Michael henry Heim — “Without translators we would be shut off from whole continents of great literature.” Photo: Bernard Heim.

Several of the contributors to The Man Between make reference to Heim’s generosity as well as his frugal habits and the fact that, like the waste paper collector in Hrabal’s Too Loud A Solitude and the garbageman in Ivan Klima’s Love and Garbage, he picked up refuse every day. Assiduously recycling, he walked to and through UCLA for three decades with garbage bags, picking up cans and empty bottles, sometimes 60-70 per day.

In her essay, Michelle Woods looks at Heim’s affinity to Czech writers and his translations of Hrabal and Kundera’s The Unbearable Lightness of Being, mixing shop talk and publishing gossip with some chapter and verse from the Czech and English texts.
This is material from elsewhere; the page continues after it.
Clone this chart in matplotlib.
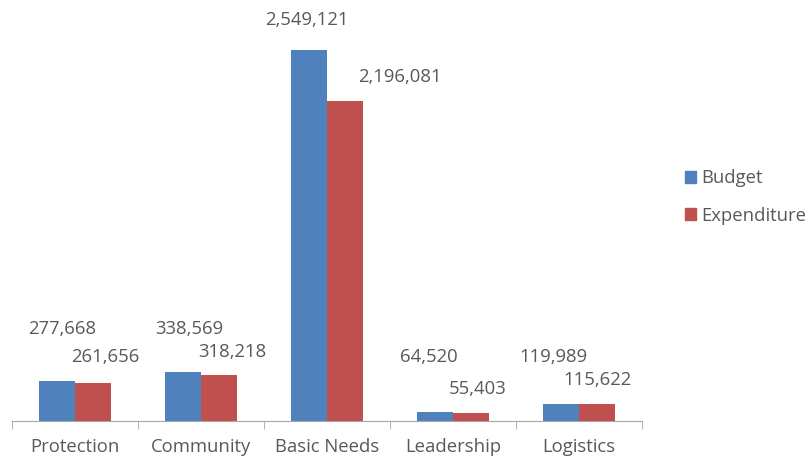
import numpy as np
import matplotlib.pyplot as plt
from matplotlib.patches import Patch

categories = ["Protection", "Community", "Basic Needs", "Leadership", "Logistics"]
budget = [277668, 338569, 2549121, 64520, 119989]
expenditure = [261656, 318218, 2196081, 55403, 115622]

# hand placed label offsets (pixels from bar top centre), as in the original
budget_off = [(5, 52), (6, 43), (-2, 30), (-6, 55), (-8, 47)]
exp_off = [(12, 26), (13, 23), (55, 24), (7, 24), (0, 24)]

plt.rcParams["font.family"] = ["Open Sans", "DejaVu Sans"]

W, H = 808, 459
fig = plt.figure(figsize=(W / 100, H / 100), dpi=100)
ax = fig.add_axes([12 / W, (H - 421) / H, 630 / W, 421 / H])

blue = "#4F81BD"
red = "#C0504D"
grey = "#595959"
fs = 13.3

x = np.arange(len(categories))
bw = 0.286
b1 = ax.bar(x - bw / 2, budget, bw, color=blue)
b2 = ax.bar(x + bw / 2, expenditure, bw, color=red)

for bars, vals, offs in [(b1, budget, budget_off), (b2, expenditure, exp_off)]:
    for r, v, (dx, dy) in zip(bars, vals, offs):
        ax.annotate(f"{v:,}", (r.get_x() + r.get_width() / 2, v),
                    xytext=(dx * 0.72, dy * 0.72), textcoords="offset points",
                    ha="center", va="center", fontsize=fs, color=grey)

ax.set_xlim(-0.5, len(categories) - 0.5)
ax.set_ylim(0, 2549121 * 421 / 371)

for s in ["top", "right", "left"]:
    ax.spines[s].set_visible(False)
ax.spines["bottom"].set_color("#a6a6a6")
ax.set_yticks([])
ax.set_xticks(np.arange(len(categories) + 1) - 0.5, minor=True)
ax.set_xticks(x)
ax.set_xticklabels(categories, fontsize=fs, color=grey)
ax.tick_params(axis="x", which="major", length=0, pad=12)
ax.tick_params(axis="x", which="minor", length=6, color="#a6a6a6")

handles = [Patch(color=blue, label="Budget"), Patch(color=red, label="Expenditure")]
fig.legend(handles=handles, loc="center left", bbox_to_anchor=(668 / W, 1 - 197 / H),
           frameon=False, fontsize=fs, labelcolor=grey, handlelength=0.6,
           handleheight=0.6, handletextpad=0.3, labelspacing=1.05)

fig.savefig("out.png", dpi=100)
One of book’s highlights comes from novelist and fellow translation teacher Maureen Freel, who talked to Heim once, over Skype, shortly before he died of complications from melanoma. She had stepped in to substitute for him at a four-day translation course in Yorkshire, England. He gave her no hint of how ill he was and she took extensive notes as he coached her on how to conduct the workshop.
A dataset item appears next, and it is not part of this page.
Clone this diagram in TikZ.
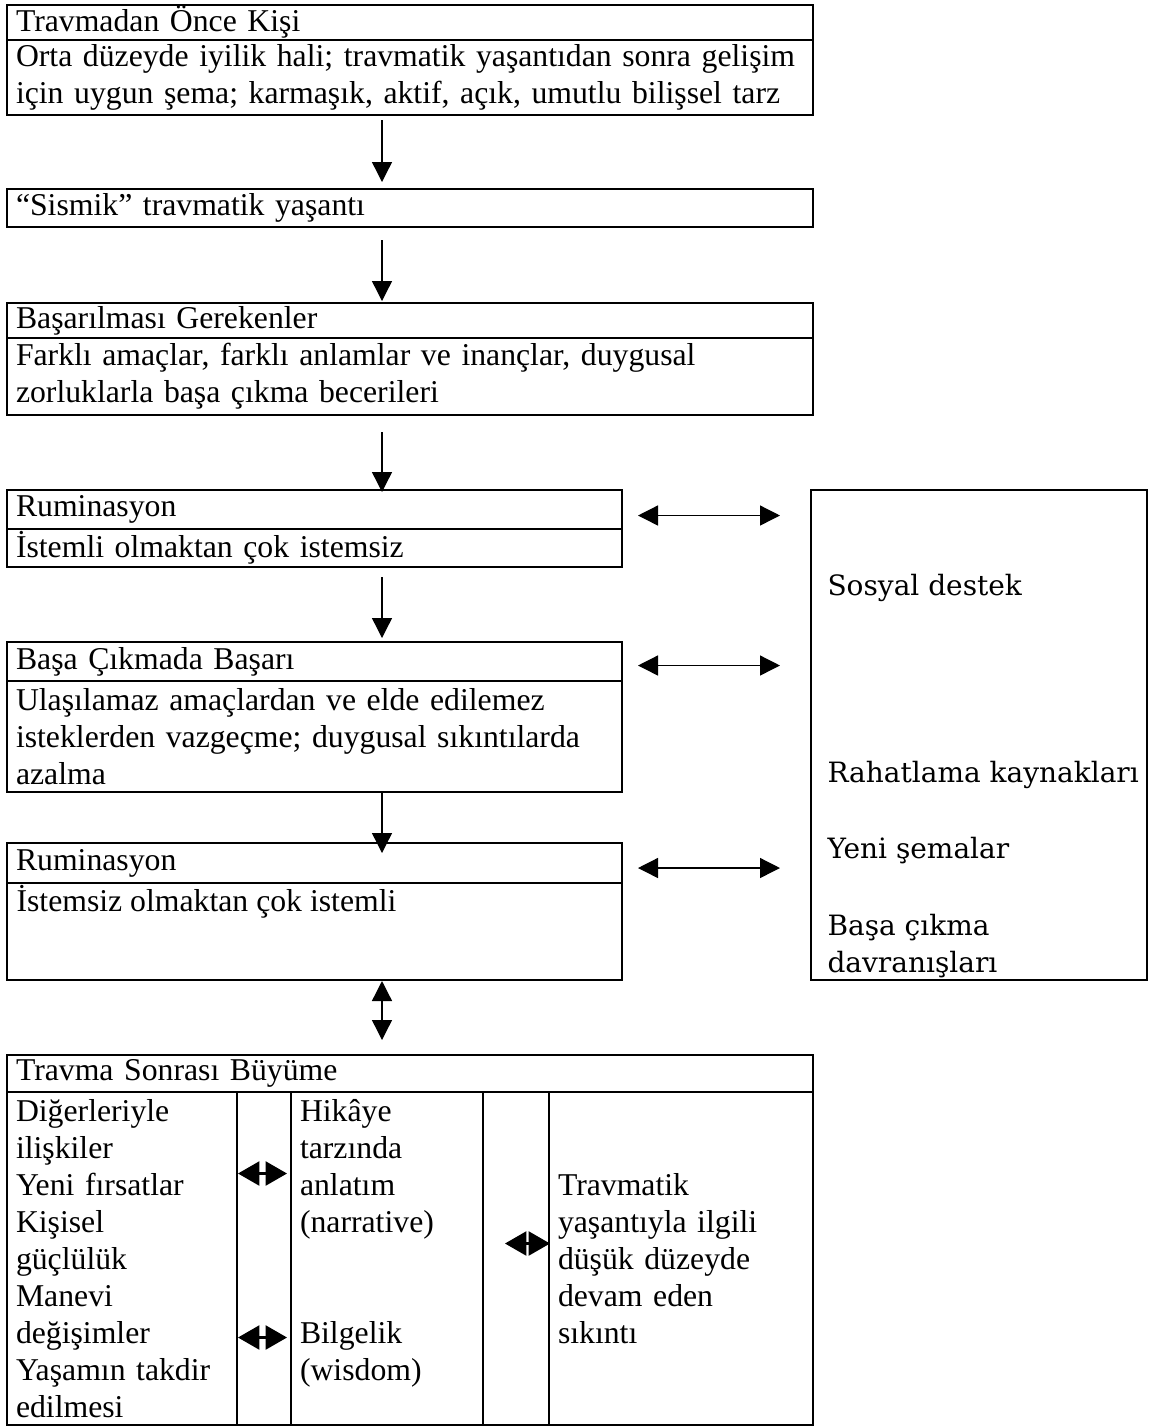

In “On Literary Translation in the Classroom,” Freel notes that Heim encouraged workshop students to translate from whatever language they wished, to read out their translated texts in class, and to ask their classmates to mark “any word, phrase or sentence that jumped out at them” for discussion. Heim would let them discuss those for a while and then join in with a talk about “what he called “principles” rather than “rules.”

His over-riding principle, Freel writes, was that “languages have a genius of their own – something that makes them different from other languages. He taught students to pay attention to rhythm. Think about register, tense, punctuation, concison, logic, and always allow space for the imagination.”

“Above all they should understand the importance of translation,” Heim told her. “Without translators we would be shut off from whole continents of great literature.”

A practioner rather than theorist, Heim was often asked whether he ever thought of writing his own books. His answer was no: “There are so many wonderful books that need to be translated, and this is what I know how to do best. – I’m not being modest, just honest. …I prefer to work on those books that I already know can change people’s lives.”

Time for someone to write his.


Helen Epstein is the translator from the Czech of Under A Cruel Star by Heda Kovály and Acting in Terezin by Vlasta Schonova.

1 Comment

  1. Gerald Peary on January 22, 2015 at 11:52 am

    Thanks for such an interesting, illuminating review. I never knew about Heim, the man between me and the extraordinary translation of The Unbearable Lightness of Being.